The Bridgehampton School is a K-12 school on Montauk Highway in Bridgehampton. Christine Sampson photo

Bridgehampton School District officials have trimmed their proposed 2019-2020 budget to bring it below the limit of the state-mandated cap on tax levy increases, according to a presentation made to the Bridgehampton School Board on Wednesday, February 27.

School business administrator Melisa Stiles said the district’s Budget Advisory Committee took a deeper dive and cut the spending plan to $18.73 million, which is down more than 3.8 percent from the $19.47 million shown in an early budget draft in January.

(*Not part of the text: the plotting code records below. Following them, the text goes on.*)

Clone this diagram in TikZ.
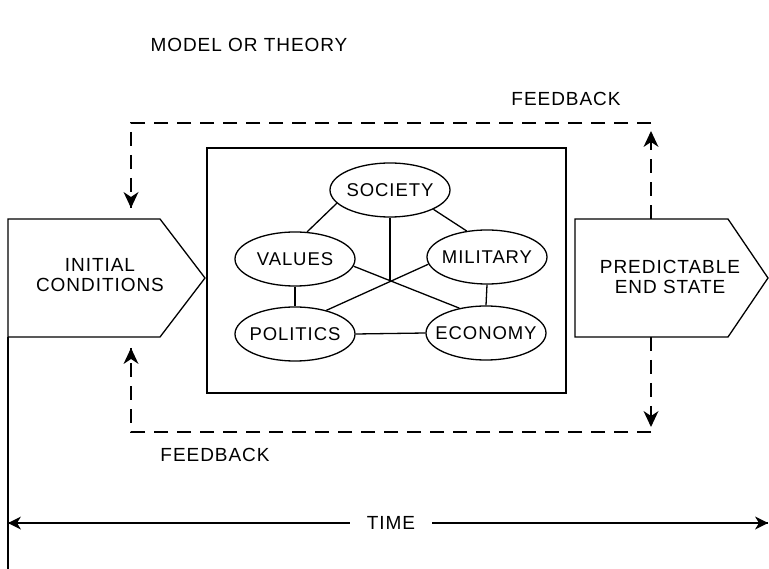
\documentclass[tikz,border=0pt]{standalone}
\usepackage{fontspec}
\setmainfont{Liberation Sans}[LetterSpace=5]
\usetikzlibrary{arrows.meta,shapes.geometric}
\tikzset{
  lbl/.style={font=\fontsize{19}{20}\selectfont, inner sep=0pt, align=center},
  oval/.style={draw, ellipse, minimum width=120pt, minimum height=54pt, inner sep=0pt, line width=1.3pt},
  ovaltext/.style={label={[font=\fontsize{18.5}{20}\selectfont, inner sep=0pt]center:#1}},
  solid line/.style={line width=1.3pt},
  fb/.style={line width=1.4pt, dash pattern=on 14pt off 9pt}
}
\begin{document}
\begin{tikzpicture}[x=1pt,y=-1pt]
\useasboundingbox (0,0) rectangle (769,569);
% title
\node[lbl] (title) at (249,45) {MODEL OR THEORY};
\node[lbl] (fbtop) at (566,99) {FEEDBACK};
\node[lbl] (fbbot) at (215,455) {FEEDBACK};
% central box
\node[draw, solid line, minimum width=359pt, minimum height=245pt, inner sep=0pt] (model) at (386.5,270.5) {};
% ellipses
\node[oval, ovaltext=SOCIETY] (society) at (390,190) {};
\node[oval, ovaltext=VALUES] (values) at (295,259) {};
\node[oval, ovaltext=MILITARY] (military) at (487,257) {};
\node[oval, ovaltext=POLITICS] (politics) at (295,334) {};
\node[oval, ovaltext=ECONOMY] (economy) at (486,333) {};
\coordinate (hub) at (390,281);
\draw[solid line] (society.194) -- (values.66);
\draw[solid line] (society.-24) -- (military.128);
\draw[solid line] (society.south) -- (hub);
\draw[solid line] (values.-7) -- (economy.137);
\draw[solid line] (military.187) -- (politics.37);
\draw[solid line] (values.south) -- (politics.north);
\draw[solid line] (military.south) -- (economy.north);
\draw[solid line] (politics.east) -- (economy.west);
% pentagons
\draw[solid line] (8,219) -- (160,219) -- (205,278) -- (160,337) -- (8,337) -- cycle;
\node[lbl] (initial) at (100,275) {INITIAL\\CONDITIONS};
\draw[solid line] (575,219) -- (728,219) -- (768,278) -- (728,337) -- (575,337) -- cycle;
\node[lbl] (endstate) at (670,277) {PREDICTABLE\\END STATE};
\coordinate (ptop) at (651,219);
\coordinate (pbot) at (651,337);
% feedback loops
\coordinate (trc) at (651,123);
\coordinate (tlc) at (131,123);
\coordinate (tla) at (131,208);
\coordinate (tra) at (651,131);
\draw[fb] (ptop) -- (tra);
\draw[fb] (trc) -- (tlc) -- (tla);
\coordinate (brc) at (651,432);
\coordinate (blc) at (131,432);
\coordinate (bla) at (131,348);
\coordinate (bra) at (651,427);
\draw[fb] (pbot) -- (bra);
\draw[fb] (brc) -- (blc) -- (bla);
% filled arrow heads
\fill (tla) -- ++(-7.5,-16) -- ++(7.5,5) -- ++(7.5,-5) -- cycle;
\fill (bra) -- ++(-7.5,-16) -- ++(7.5,5) -- ++(7.5,-5) -- cycle;
\fill (tra) -- ++(-7.5,16) -- ++(7.5,-5) -- ++(7.5,5) -- cycle;
\fill (bla) -- ++(-7.5,16) -- ++(7.5,-5) -- ++(7.5,5) -- cycle;
% time axis
\draw[solid line] (8,337) -- (8,569);
\node[lbl, inner xsep=17pt] (time) at (391,523) {TIME};
\coordinate (tl) at (8,523);
\coordinate (tr) at (768,523);
\draw[solid line] (time.west) -- (tl);
\draw[solid line] (time.east) -- (tr);
\fill (tl) -- ++(13,-6.5) -- ++(-4,6.5) -- ++(4,6.5) -- cycle;
\fill (tr) -- ++(-13,-6.5) -- ++(4,6.5) -- ++(-4,6.5) -- cycle;
\end{tikzpicture}
\end{document}
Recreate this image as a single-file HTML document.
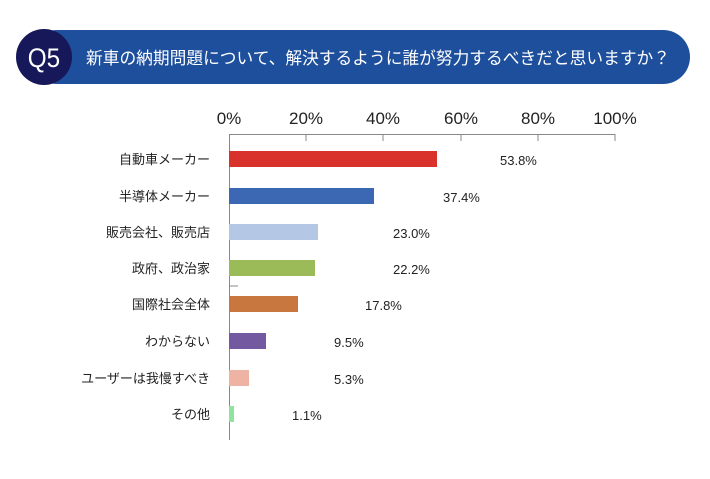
<!DOCTYPE html><html><head><meta charset="utf-8"><style>
body{margin:0;background:#fff;width:710px;height:474px;overflow:hidden;font-family:"Liberation Sans","Noto Sans CJK JP",sans-serif;}
</style></head><body>
<svg width="710" height="474" xmlns="http://www.w3.org/2000/svg" font-family="Liberation Sans, Noto Sans CJK JP, sans-serif">
<rect x="30" y="30" width="660" height="54" rx="27" fill="#1e4f9c"/>
<circle cx="44" cy="57" r="28" fill="#16185a"/>
<text x="44" y="67" fill="#fff" font-size="27" text-anchor="middle" transform="translate(44 0) scale(0.9 1) translate(-44 0)">Q5</text>
<text x="86" y="64" fill="#fff" font-size="17" textLength="584" lengthAdjust="spacingAndGlyphs">新車の納期問題について、解決するように誰が努力するべきだと思いますか？</text>
<g font-size="17" fill="#222" text-anchor="middle">
<text x="229" y="124">0%</text><text x="306" y="124">20%</text><text x="383" y="124">40%</text><text x="461" y="124">60%</text><text x="538" y="124">80%</text><text x="615" y="124">100%</text></g>
<g stroke="#888" stroke-width="1">
<line x1="229" y1="134.5" x2="615" y2="134.5"/>
<line x1="229.5" y1="134" x2="229.5" y2="440"/>
<line x1="306" y1="134" x2="306" y2="141"/><line x1="383" y1="134" x2="383" y2="141"/><line x1="461" y1="134" x2="461" y2="141"/><line x1="538" y1="134" x2="538" y2="141"/><line x1="615" y1="134" x2="615" y2="141"/>
<line x1="229" y1="286" x2="238" y2="286"/>
</g>
<rect x="229" y="151" width="208" height="16" fill="#d9312b"/>
<rect x="229" y="188" width="145" height="16" fill="#3c67b2"/>
<rect x="229" y="224" width="89" height="16" fill="#b4c8e6"/>
<rect x="229" y="260" width="86" height="16" fill="#9bbb59"/>
<rect x="229" y="296" width="69" height="16" fill="#c8773e"/>
<rect x="229" y="333" width="37" height="16" fill="#7259a0"/>
<rect x="229" y="370" width="20" height="16" fill="#eeb3a3"/>
<rect x="229" y="406" width="5" height="16" fill="#8fe3a0"/>
<g font-size="13" fill="#222" text-anchor="end">
<text x="210" y="164">自動車メーカー</text><text x="210" y="201">半導体メーカー</text><text x="210" y="237">販売会社、販売店</text><text x="210" y="273">政府、政治家</text><text x="210" y="309">国際社会全体</text><text x="210" y="346">わからない</text><text x="210" y="383">ユーザーは我慢すべき</text><text x="210" y="419">その他</text></g>
<g font-size="13" fill="#222">
<text x="500" y="165">53.8%</text><text x="443" y="202">37.4%</text><text x="393" y="238">23.0%</text><text x="393" y="274">22.2%</text><text x="365" y="310">17.8%</text><text x="334" y="347">9.5%</text><text x="334" y="384">5.3%</text><text x="292" y="420">1.1%</text></g>
</svg></body></html>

The school board reacted favorably to the updated budget, though it will reserve finalizing it until April 17. That gave the board time to hear residents’ comments during a community forum on March 6, and also gives it time to receive updated assessment information from Southampton Town — which impacts the district’s tax levy — as well as updated state funding numbers from the New York State Legislature, which will approve its budget in early April.

The updated budget plan represents a nearly 15-percent increase in year-over-year spending above the current year’s budget of $16.3 million, but still fits within the state-mandated cap on tax-levy increases.

The “2-percent tax cap,” as it’s usually called, allows districts some extra room for debt on capital projects, which Bridgehampton has taken on through the nearly $30-million expansion and renovation project it has under way. Of the proposed $2.43-million budget increase, about $1.1 million can be attributed to new debt on the construction project.

Bridgehampton’s proposed tax-levy increase has not been finalized yet, as the assessment and state aid numbers will figure into that percentage, and the district still awaits that data from Southampton Town and New York State, respectively. Bridgehampton can also choose to apply some of its reserve funds toward the budget. The tax impact on the residents can fluctuate based on those factors.

In January, based on the estimated tax levy information the district did have, school officials told the board the proposal was about $66,655 over the cap. Since then, the Budget Advisory Committee cut more than $750,000 when it reexamined the district’s needs.

In an email on Friday, school superintendent Robert Hauser said, “We ‘trimmed’ an out-of-district tuition expenditure that allowed our budget to come down within the tax cap limitation.”

Ms. Stiles told the board last Wednesday the district still expects spending just under $343,000 more for students with special needs, including staffing, services, out-of-district tuition and transportation. The district is also budgeting almost $265,000 for increases in health insurance, $126,550 to hire new math and science teachers and more than $173,500 for additional busing for the general student body.

The district also has $373,370 in next year’s budget for the full salaries of the three new administrators it hired this year: an assistant principal, a director of curriculum and instruction and an administrator to oversee special education and English as a new language program. Their salaries had less of an impact because they were hired mid-year this year.

Registered voters in Bridgehampton will have the chance to vote on the budget — as well as elect two members of the school board — on May 21. The terms of board members Jennifer Vinski and Michael Gomberg expire on June 30. Both Ms. Vinski and Mr. Gomberg said Monday they would be running for reelection.